**Task objective:** Search the material for the word "chart" and copy each line that holds it.

**Given material:**
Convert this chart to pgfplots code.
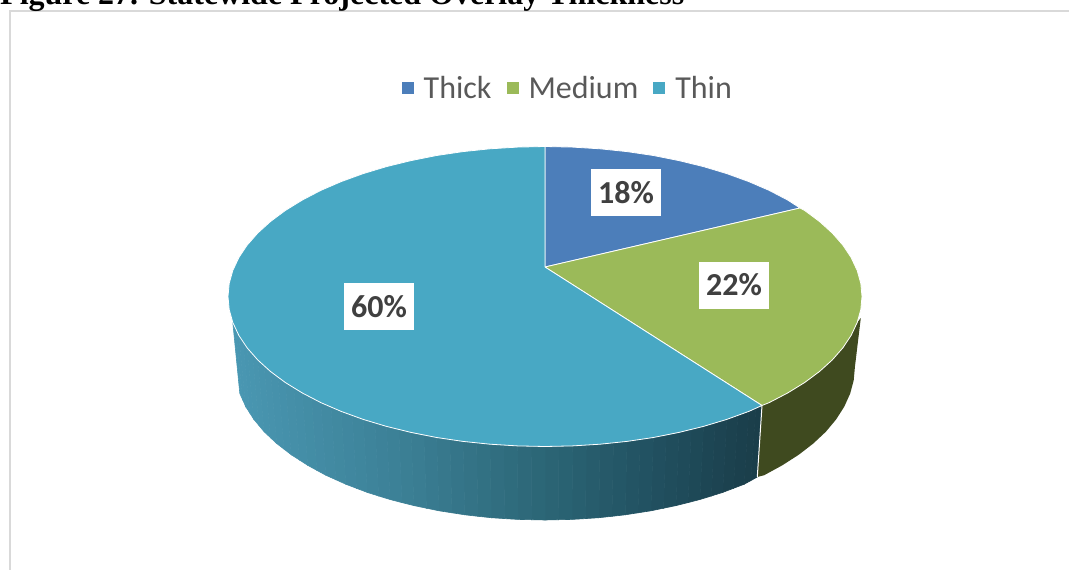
\documentclass[border=0pt]{standalone}
\usepackage{pgfplots}
\pgfplotsset{compat=1.18}
\usepackage{fontspec}
\setmainfont{Carlito}
\newfontfamily\titlefont{Liberation Serif}
\definecolor{thickc}{HTML}{4C7EBA}
\definecolor{mediumc}{HTML}{9BBA59}
\definecolor{thinc}{HTML}{48A8C4}
\definecolor{medside}{HTML}{3F4A1F}
\definecolor{legtext}{HTML}{595959}
\definecolor{labtext}{HTML}{404040}
\definecolor{framec}{HTML}{D9D9D9}
\pgfplotsset{
  colormap={sidefade}{
    rgb255(0cm)=(74,152,179)
    rgb255(32cm)=(60,128,150)
    rgb255(60cm)=(43,101,117)
    rgb255(80cm)=(33,80,96)
    rgb255(100cm)=(26,61,73)
  },
}
\begin{document}
\begin{tikzpicture}
\path[use as bounding box] (0,0) rectangle (1069pt,570pt);
\clip (0,0) rectangle (1069pt,570pt);
\begin{axis}[
  at={(0,0)}, anchor=south west,
  scale only axis, width=1069pt, height=570pt,
  xmin=0, xmax=1069, ymin=0, ymax=570, y dir=reverse,
  hide axis, clip=false,
  colormap name=sidefade,
  point meta min=230, point meta max=760,
  legend style={at={(axis cs:398.5,88)}, anchor=west, draw=none, fill=none,
    font=\fontsize{32}{34}\selectfont\color{legtext},
    legend columns=-1,
    /tikz/every odd column/.append style={column sep=8pt},
    /tikz/every even column/.append style={column sep=13pt}},
  legend image code/.code={\path[#1,draw=none] (0pt,-6pt) rectangle (12pt,6pt);},
]
% outer frame of the chart area
\addplot[framec, line width=1.3pt, forget plot] coordinates {(10,570) (10,11) (1069,11)};

% extruded wall under the Thin slice, shaded from left to right
\addplot[surf, shader=faceted, faceted color=mapped color, line width=0.6pt,
  mesh/rows=2, point meta=x, forget plot] table {
x y
763 404
755.9 407.7
748.8 411.4
737.8 415.4
726.8 419.4
715.2 422.9
703.5 426.4
691.3 429.4
679 432.4
666.2 435
653.4 437.5
640.2 439.5
627 441.4
613.5 442.8
600 444.2
586.3 445.1
572.6 445.9
558.8 446.2
545 446.5
531.2 446.2
517.4 445.9
503.7 445.1
490 444.2
476.5 442.8
463 441.4
449.8 439.5
436.6 437.5
423.8 435
411 432.4
398.8 429.4
386.5 426.4
374.9 422.9
363.2 419.4
352.2 415.4
341.2 411.4
331 407
320.8 402.6
311.5 397.8
302.2 392.9
293.8 387.7
285.3 382.5
277.9 377
270.5 371.5
264.1 365.7
257.7 359.9
252.4 353.9
247.1 347.8
243 341.6
238.8 335.3
235.8 328.9
232.8 322.5
757.3 477
750.8 480.6
744.2 484.2
733.5 488.3
722.7 492.4
711.3 496
699.9 499.5
688 502.6
676 505.6
663.5 508.2
650.9 510.8
638 512.8
625.2 514.8
612 516.3
598.8 517.7
585.4 518.6
572 519.4
558.5 519.7
545 520
531.5 519.7
518 519.4
504.6 518.6
491.2 517.7
478 516.3
464.8 514.8
452 512.8
439.1 510.8
426.5 508.2
414 505.6
402 502.6
390.1 499.5
378.7 496
367.3 492.4
356.5 488.3
345.8 484.2
335.8 479.7
325.8 475.2
316.8 470.3
307.7 465.3
299.5 460
291.2 454.7
284 449.1
276.7 443.5
270.4 437.6
264.1 431.7
259 425.5
253.8 419.3
249.8 413
245.7 406.6
242.8 400
239.8 393.5
};

% extruded wall under the Medium slice
\addplot[fill=medside, draw=none, forget plot] coordinates {
(860.8,318) (857.2,322.5) (851.2,335.3) (842.9,347.8) (832.3,359.9) (819.5,371.5)
(804.7,382.5) (787.8,392.9) (769.2,402.6) (762,405.5)
(757.3,477) (764.2,475.2) (782.3,465.3) (798.8,454.7) (813.3,443.5) (825.9,431.7)
(836.2,419.3) (844.3,406.6) (850.2,393.5) (853.7,380.4) (854.9,367) (860.8,318)
};
\addplot[white, line width=1pt, forget plot] coordinates {(762,405.5) (757.3,477)};

% top face: Thick, Medium, Thin
\addplot[fill=thickc, draw=white, line width=0.8pt, line join=round] coordinates {
(545,267) (545,146.5) (572.6,147.1) (600,148.8) (627,151.6) (653.4,155.5) (679,160.6)
(703.5,166.6) (726.8,173.6) (748.8,181.6) (769.2,190.4) (787.8,200.1) (800,208) (545,267)
};
\addlegendentry{Thick}
\addplot[fill=mediumc, draw=white, line width=0.8pt, line join=round] coordinates {
(545,267) (800,208) (804.7,210.5) (819.5,221.5) (832.3,233.1) (842.9,245.2) (851.2,257.7)
(857.2,270.5) (860.8,283.4) (862,296.5) (860.8,309.6) (857.2,322.5) (851.2,335.3)
(842.9,347.8) (832.3,359.9) (819.5,371.5) (804.7,382.5) (787.8,392.9) (769.2,402.6)
(762,405.5) (545,267)
};
\addlegendentry{Medium}
\addplot[fill=thinc, draw=white, line width=0.8pt, line join=round] coordinates {
(545,267) (762,405.5) (748.8,411.4) (726.8,419.4) (703.5,426.4) (679,432.4) (653.4,437.5)
(627,441.4) (600,444.2) (572.6,445.9) (545,446.5) (517.4,445.9) (490,444.2) (463,441.4)
(436.6,437.5) (411,432.4) (386.5,426.4) (363.2,419.4) (341.2,411.4) (320.8,402.6)
(302.2,392.9) (285.3,382.5) (270.5,371.5) (257.7,359.9) (247.1,347.8) (238.8,335.3)
(232.8,322.5) (229.2,309.6) (228,296.5) (229.2,283.4) (232.8,270.5) (238.8,257.7)
(247.1,245.2) (257.7,233.1) (270.5,221.5) (285.3,210.5) (302.2,200.1) (320.8,190.4)
(341.2,181.6) (363.2,173.6) (386.5,166.6) (411,160.6) (436.6,155.5) (463,151.6)
(490,148.8) (517.4,147.1) (545,146.5) (545,267)
};
\addlegendentry{Thin}

% percentage labels on white boxes
\addplot[only marks, mark=none, forget plot, point meta=explicit symbolic,
  nodes near coords={\pgfplotspointmeta\%},
  nodes near coords style={anchor=center, fill=white, text=labtext, inner sep=0pt,
    minimum width=70pt, minimum height=47pt,
    font=\fontsize{32}{34}\selectfont\bfseries}]
  coordinates {(626,192.5) [18] (734,285) [22] (379,306.5) [60]};

% caption, cut by the top edge of the page
\node[anchor=base west, inner sep=0pt, text=black,
  font=\fontsize{32}{34}\selectfont\titlefont\bfseries]
  at (axis cs:0,5) {Figure 27. Statewide Projected Overlay Thickness};
\end{axis}
\end{tikzpicture}
\end{document}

**Written answer:**
Convert this chart to pgfplots code.
% outer frame of the chart area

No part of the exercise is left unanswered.